1. Field of the Invention
The present invention relates to devices for controlling, generating and guiding waves. The waves can be electromagnetic waves, acoustic waves, and the like. Such a device comprises at least two adjacent media with a cylindrical interface or a disk-like thin-film waveguide with at least one ridge and one groove on one of the thin films. One of the media can be air or vacuum. The device may take the form of a multi-cylindrical-layer wrapped rod, or a disk-like slab-waveguide (thin film) structure with circular ridge-groove grating in one of the slabs. The cylindrical-layer and grating-step spacings are critical in designing the devices.

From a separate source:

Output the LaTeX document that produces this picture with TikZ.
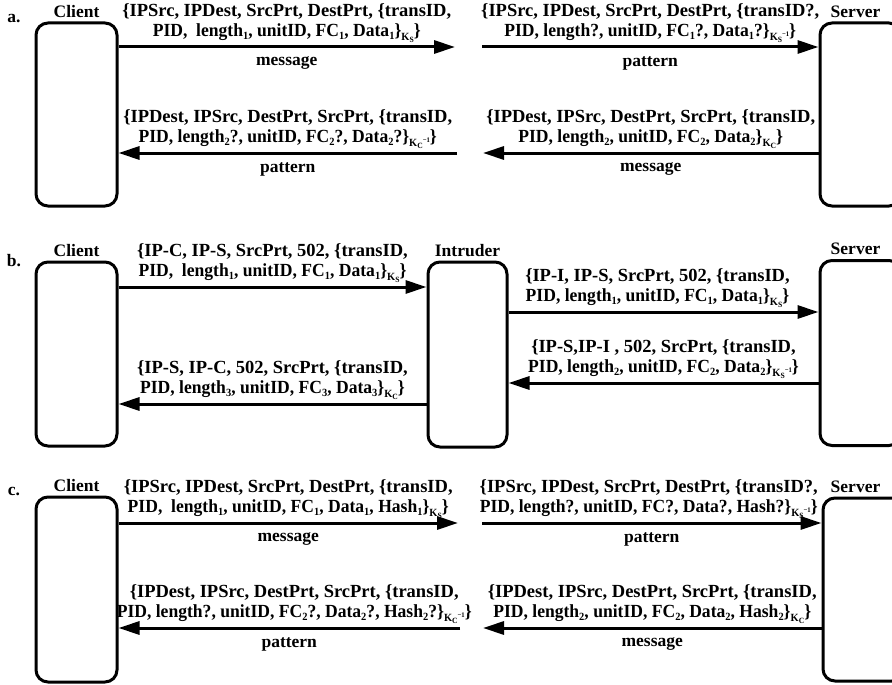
\documentclass[tikz,border=0pt]{standalone}
\usepackage{fontspec}
\setmainfont{Liberation Serif}
\usetikzlibrary{arrows.meta,positioning}

\newcommand{\sbs}[1]{\raisebox{-3pt}{\fontsize{11}{11}\selectfont #1}}
\newcommand{\kk}[1]{\raisebox{-4pt}{\fontsize{11}{11}\selectfont
    K\raisebox{-1.5pt}{\fontsize{8}{8}\selectfont #1}}}
\newcommand{\kinv}[1]{\raisebox{-4pt}{\fontsize{11}{11}\selectfont
    K\raisebox{-1.5pt}{\fontsize{8}{8}\selectfont #1}%
    \raisebox{4.5pt}{\fontsize{7}{7}\selectfont −1}}}
% second text line is set a little narrower
\newcommand{\tight}[1]{\scalebox{0.95}[1]{#1}}

\begin{document}
\begin{tikzpicture}[x=1pt, y=-1pt,
    party/.style={draw, line width=3pt, rounded corners=12pt,
        minimum width=81pt, inner sep=0pt},
    who/.style={font=\bfseries\fontsize{17.5}{19}\selectfont, inner sep=1pt},
    msg/.style={line width=3pt, -{Triangle[length=21pt, width=13pt]}},
    txt/.style={font=\bfseries\fontsize{18.5}{20.5}\selectfont, align=center,
        anchor=south, inner sep=1pt, yshift=2pt},
    tag/.style={font=\bfseries\fontsize{17.5}{19}\selectfont,
        anchor=north, inner sep=1pt, yshift=-7pt},
]
\useasboundingbox (0,0) rectangle (892,685);

% a. client and server, plain messages
\node[who] (la) at (14,19) {a.};
\node[party, minimum height=183pt] (cliA) at (76.5,114.5) {};
\node[party, minimum height=183pt] (srvA) at (860.5,114.5) {};
\node[who, above=3pt of cliA] (cliAl) {Client};
\node[who, above=3pt of srvA, xshift=-5pt] (srvAl) {Server};

\coordinate (a1) at (455,47);
\coordinate (a2) at (482,47);
\coordinate (a3) at (457,153);
\coordinate (a4) at (483,153);

\draw[msg] (cliA.east |- a1) -- node[txt] (a1t)
    {\{IPSrc, IPDest, SrcPrt, DestPrt, \{transID,\\
     \tight{PID,~ length\sbs{1}, unitID, FC\sbs{1}, Data\sbs{1}\}\kk{S}\}}}
    node[tag] (a1m) {message} (a1);
\draw[msg] (a2) -- node[txt] (a2t)
    {\{IPSrc, IPDest, SrcPrt, DestPrt, \{transID?,\\
     \tight{PID, length?, unitID, FC\sbs{1}?, Data\sbs{1}?\}\kinv{S}\}}}
    node[tag] (a2m) {pattern} (srvA.west |- a2);
\draw[msg] (a3) -- node[txt] (a3t)
    {\{IPDest, IPSrc, DestPrt, SrcPrt, \{transID,\\
     \tight{PID, length\sbs{2}?, unitID, FC\sbs{2}?, Data\sbs{2}?\}\kinv{C}\}}}
    node[tag] (a3m) {pattern} (cliA.east |- a3);
\draw[msg] (srvA.west |- a4) -- node[txt] (a4t)
    {\{IPDest, IPSrc, DestPrt, SrcPrt, \{transID,\\
     \tight{PID, length\sbs{2}, unitID, FC\sbs{2}, Data\sbs{2}\}\kk{C}\}}}
    node[tag] (a4m) {message} (a4);

% b. intruder in the middle
\node[who] (lb) at (14,261) {b.};
\node[party, minimum height=184pt] (cliB) at (76.5,354) {};
\node[party, minimum width=79pt, minimum height=185pt] (intB) at (467.5,354.5) {};
\node[party, minimum height=185pt] (srvB) at (860.5,353) {};
\node[who, above=3pt of cliB] (cliBl) {Client};
\node[who, above=3pt of intB] (intBl) {Intruder};
\node[who, above=3pt of srvB, xshift=-5pt] (srvBl) {Server};

\draw[msg] (cliB.east |- 0,287) -- node[txt] (b1t)
    {\{IP-C, IP-S, SrcPrt, 502, \{transID,\\
     \tight{PID,~ length\sbs{1}, unitID, FC\sbs{1}, Data\sbs{1}\}\kk{S}\}}}
    (intB.west |- 0,287);
\draw[msg] (intB.east |- 0,312) -- node[txt, xshift=-6pt] (b2t)
    {\{IP-I, IP-S, SrcPrt, 502, \{transID,\\
     \tight{PID, length\sbs{1}, unitID, FC\sbs{1}, Data\sbs{1}\}\kk{S}\}}}
    (srvB.west |- 0,312);
\draw[msg] (srvB.west |- 0,383) -- node[txt] (b3t)
    {\{IP-S,IP-I , 502, SrcPrt, \{transID,\\
     \tight{PID, length\sbs{2}, unitID, FC\sbs{2}, Data\sbs{2}\}\kinv{S}\}}}
    (intB.east |- 0,383);
\draw[msg] (intB.west |- 0,404) -- node[txt] (b4t)
    {\{IP-S, IP-C, 502, SrcPrt, \{transID,\\
     \tight{PID, length\sbs{3}, unitID, FC\sbs{3}, Data\sbs{3}\}\kk{C}\}}}
    (cliB.east |- 0,404);

% c. messages carrying a hash
\node[who] (lc) at (14,491) {c.};
\node[party, minimum height=185pt] (cliC) at (76.5,589.5) {};
\node[party, minimum height=183pt] (srvC) at (863.5,589.5) {};
\node[who, above=3pt of cliC] (cliCl) {Client};
\node[who, above=3pt of srvC, xshift=-8pt] (srvCl) {Server};

\coordinate (c1) at (458,523);
\coordinate (c2) at (482,523);
\coordinate (c3) at (460,628);
\coordinate (c4) at (483,628);

\draw[msg] (cliC.east |- c1) -- node[txt] (c1t)
    {\{IPSrc, IPDest, SrcPrt, DestPrt, \{transID,\\
     \tight{PID,~ length\sbs{1}, unitID, FC\sbs{1}, Data\sbs{1}, Hash\sbs{1}\}\kk{S}\}}}
    node[tag] (c1m) {message} (c1);
\draw[msg] (c2) -- node[txt, xshift=-3pt] (c2t)
    {\{IPSrc, IPDest, SrcPrt, DestPrt, \{transID?,\\
     \tight{PID, length?, unitID, FC?, Data?, Hash?\}\kinv{S}\}}}
    node[tag] (c2m) {pattern} (srvC.west |- c2);
\draw[msg] (c3) -- node[txt, xshift=5pt] (c3t)
    {\{IPDest, IPSrc, DestPrt, SrcPrt, \{transID,\\
     \tight{PID, length?, unitID, FC\sbs{2}?, Data\sbs{2}?, Hash\sbs{2}?\}\kinv{C}\}}}
    node[tag] (c3m) {pattern} (cliC.east |- c3);
\draw[msg] (srvC.west |- c4) -- node[txt] (c4t)
    {\{IPDest, IPSrc, DestPrt, SrcPrt, \{transID,\\
     \tight{PID, length\sbs{2}, unitID, FC\sbs{2}, Data\sbs{2}, Hash\sbs{2}\}\kk{C}\}}}
    node[tag] (c4m) {message} (c4);

\end{tikzpicture}
\end{document}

2. Description of the Prior Art
About a hundred years ago, it was observed that a periodic crystal lattice structure can reflect X rays. W. L. Bragg was the first to propose a reasonable explanation for this phenomenon. Since then, plane (one-dimensional) periodic structures, constructed by alternating plane dielectric layers (sheets), have been used as high-reflection coatings for optical components and devices and as mirrors for optical waves in narrow-bandwidth filters, vertical-cavity surface-emitting semiconductor lasers (VCSELs) and many other applications. Such structures are often called distributed-Bragg reflectors (DBRs) or multi-stack dielectric mirrors and are among the most important building blocks for wave generation and control devices.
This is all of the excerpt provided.